Measures like life expectancy used to be closely linked with economic growth. In poor countries, this is still the case – higher GDP is associated with longer lifespans, lower child mortality, and similar improvements in health and wellbeing. If anything, today’s GDP growth may be associated with even faster improvement than we would expect based on the historical record. But in richer countries the opposite is true – higher GDP no longer translates reliably into better health outcomes. In some places – like the UK, and much of the US – life expectancy is actually falling, even as income per capita continues to rise.
Leisure time is another measure of wellbeing — presumably if people were having an easier time meeting their material needs, they would choose to take more time off work. (Adam Smith once suggested that the amount of leisure people enjoyed was the only meaningful standard of economic value across countries.1) On this measure too, living standards seem to be falling short of GDP growth rather than running ahead of them. Between the end of World War II and the early 1980s, the average weekly hours of an employed American fell by about 15 percent. But since then, average hours per worker have been essentially flat. This makes the postwar growth performance look even better, and the more recent performance worse, than the headline numbers suggest.
It seems likely that measured productivity overstates, rather than understates, our real improvement in living standards, at least in the US. If so, the policy implications seem clear. Policymakers should worry less about growth, and more about concrete interventions that we know improve people’s lives – things like universal access to childcare and health care, high-quality education, and paid time off for all.
- “Equal quantities of labour, at all times and places, may be said to be of equal value to the labourer. In his ordinary state of health, strength and spirits; in the ordinary degree of his skill and dexterity, he must always lay down the same portion of his ease, his liberty, and his happiness: The price which he pays must always be the same, whatever may be the quantity of goods which he receives in return for it.” Wealth of Nations, 1.5.7
I was going to write an ultra cranky comment, but here is a shorter version:
The slowdown in productivity and the fall in the quality of life IMHO are unrelated.
The fall in the quality of life is a result of the fall in worker’s bargaining power, that shows both in the fall of the wage share, worse shift, generally increased competition among workers, more anxiety etc.
The slowdown in productivity IMHO is mostly a price effect: before of the rise of the east some products were only produced in the west and therefore were overpriced relative to a notional equilibrium price in a world where everyone can produce them.
Now we are entering that world where everyone can produce industrial stuff, so there is an adverse price effect as this stuff goes towards the notional equilibrium price.
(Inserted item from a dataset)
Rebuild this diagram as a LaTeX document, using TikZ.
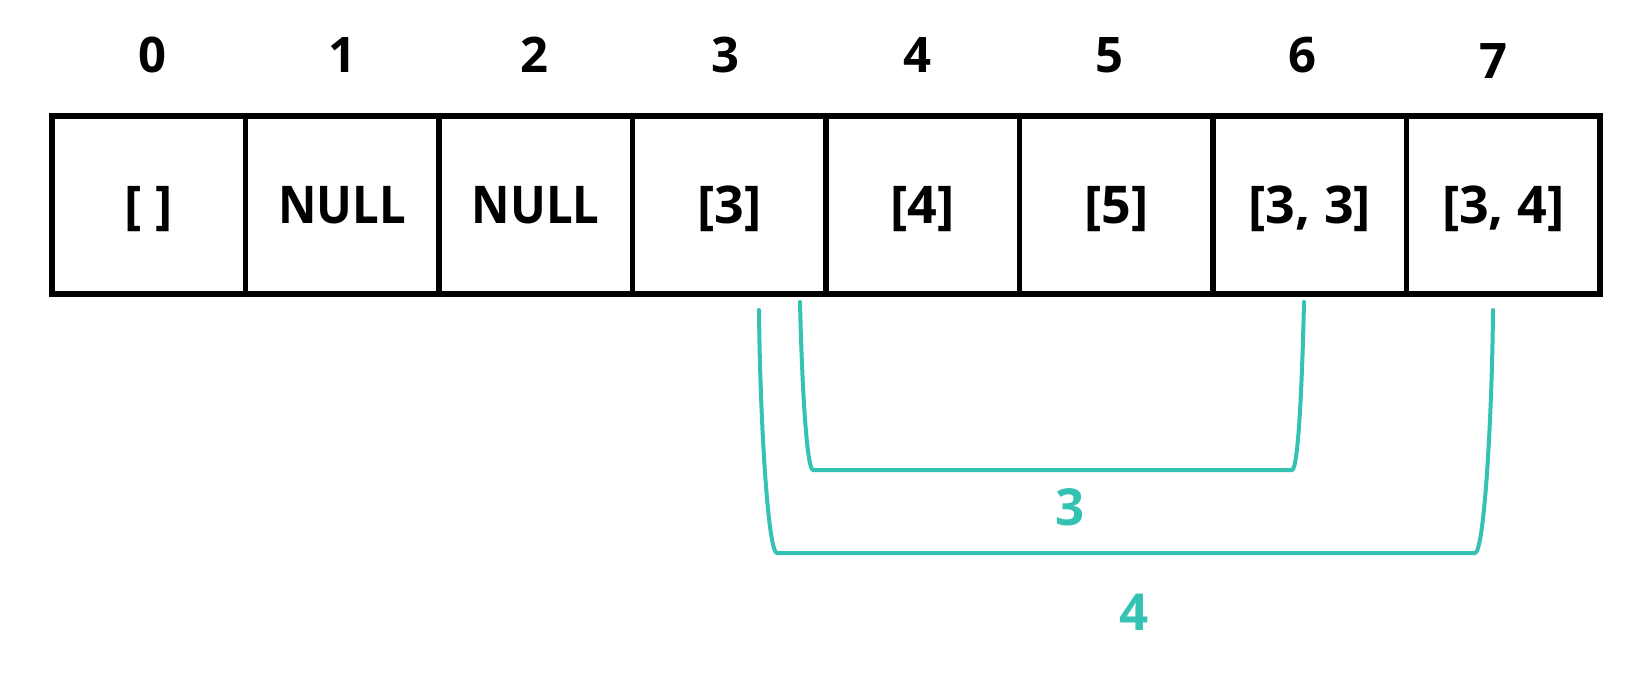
\documentclass[tikz,border=0pt]{standalone}
\usepackage{fontspec}
\setmainfont{Open Sans}
\newfontfamily\narrowfont[FakeStretch=0.91]{Open Sans}
\definecolor{teal2}{RGB}{52,194,178}
\begin{document}
\begin{tikzpicture}[x=1pt,y=-1pt,
  cell/.style={draw=black,line width=5.5pt,minimum width=193.5pt,minimum height=178pt,inner sep=0pt,
    text height=37pt,text depth=0pt,font=\fontsize{52}{60}\selectfont\bfseries},
  idx/.style={anchor=base,inner sep=0pt,font=\fontsize{49}{58}\selectfont\bfseries},
  brace/.style={draw=teal2,line width=4pt,line cap=round},
  blabel/.style={text=teal2,inner sep=0pt,font=\fontsize{51}{58}\selectfont\bfseries}]
\useasboundingbox (0,0) rectangle (1646,672);
\node[cell] (c0) at (148.75,205) {[ ]};
\node[cell] (c1) at (342.25,205) {\narrowfont NULL};
\node[cell] (c2) at (535.75,205) {\narrowfont NULL};
\node[cell] (c3) at (729.25,205) {[3]};
\node[cell] (c4) at (922.75,205) {[4]};
\node[cell] (c5) at (1116.25,205) {[5]};
\node[cell] (c6) at (1309.75,205) {[3, 3]};
\node[cell] (c7) at (1503.25,205) {[3, 4]};
\node[idx] (i0) at (152,72) {0};
\node[idx] (i1) at (342,72) {1};
\node[idx] (i2) at (534,72) {2};
\node[idx] (i3) at (725,72) {3};
\node[idx] (i4) at (917,72) {4};
\node[idx] (i5) at (1109,72) {5};
\node[idx] (i6) at (1302,72) {6};
\node[idx] (i7) at (1493,78) {7};
\coordinate (a1) at (800,302);
\coordinate (a2) at (1304,302);
\coordinate (b1) at (759,310);
\coordinate (b2) at (1493,310);
\draw[brace] (a1) .. controls (802,390) and (807,470) .. (813,470) -- (1292,470) .. controls (1298,470) and (1302,390) .. (a2);
\draw[brace] (b1) .. controls (760,420) and (768,553) .. (777,553) -- (1475,553) .. controls (1484,553) and (1492,420) .. (b2);
\node[blabel] (l3) at (1070,507.5) {3};
\node[blabel] (l4) at (1134,612) {4};
\end{tikzpicture}
\end{document}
This shows as a slowdown in productivity.
Incidentally saying that we are understating productivity is the same of saying that we are overstating inflation, since inflation adjusted dollars represent a basket of commodities.
The opposite is also true, however I’ve never seen an inflation truther or a productivity truther make this point.
“Policymakers should worry less about growth, and more about concrete interventions that we know improve people’s lives – things like universal access to childcare….”
Shouldn’t childcare be the exclusive preserve of families? Why should any child except an orphan be handed over to the care of paid professionals in institutions?
You write that “raising children” is “useful, important, even essential” but “can’t be expressed as output per hour.”
Yet the whole point of institutionalized “universal access to childcare” is to raise output per hour. Women’s mothering of their own children is economically unproductive by definition. So they are bundled off to the labor market where their productivity as, say, hotel chambermaids or prison guards or advertising copywriters can be monitored, optimized and monetized. The money they earn in turn pays (directly or indirectly through taxes) for strangers to provide monetized care to their children, with startling productivity gains: twenty children raised by a single childcare professional instead of ten mothers.
You’re paying lip service to free, spontaneous, authentic life outside the scope of economic rationalization; the epitome of that is caring for one’s own children. But your policy platform envisions the formal economy subsuming and monetizing childcare—capitalism with a vengeance, except under the control of bureaucrats instead of entrepreneurs. Under that vision it’s inevitable that crass productivity metrics will dominate child-rearing, because that’s how childcare institutions work; they’re economic institutions, not families.
Families are economic institutions too, though.
By the way the “natural” free, spontaneous, authentic life is more likely to be the extended family or the clan, very likely a matrilineal clan: the atomic family is also a recent creation.
A late comment :
In an idealised market, all transactions would offset each other, there would be 0 debt and trade would be barter under another name.
In the real world, debt exists, therefore transactions don’t completely offset each other, and this makes possible, among other things, long term trade unbalances.
This is relevant because we can see trade unbalances as showing over valuations and undervaluations: if say Germany and Italy are net exporters and UK and USA are net importers, then it means the euro is undervalued and the dollar and the pound are overvalued.
This doesn’t mean that over or under valuations are the cause of the unbalances, but it means that whatever the causes the relative value of the currency didn’t change enough to offset it.
So if the dollar is over valuated, it means that actual USA productivity is even lower, even if we don’t know how much lower.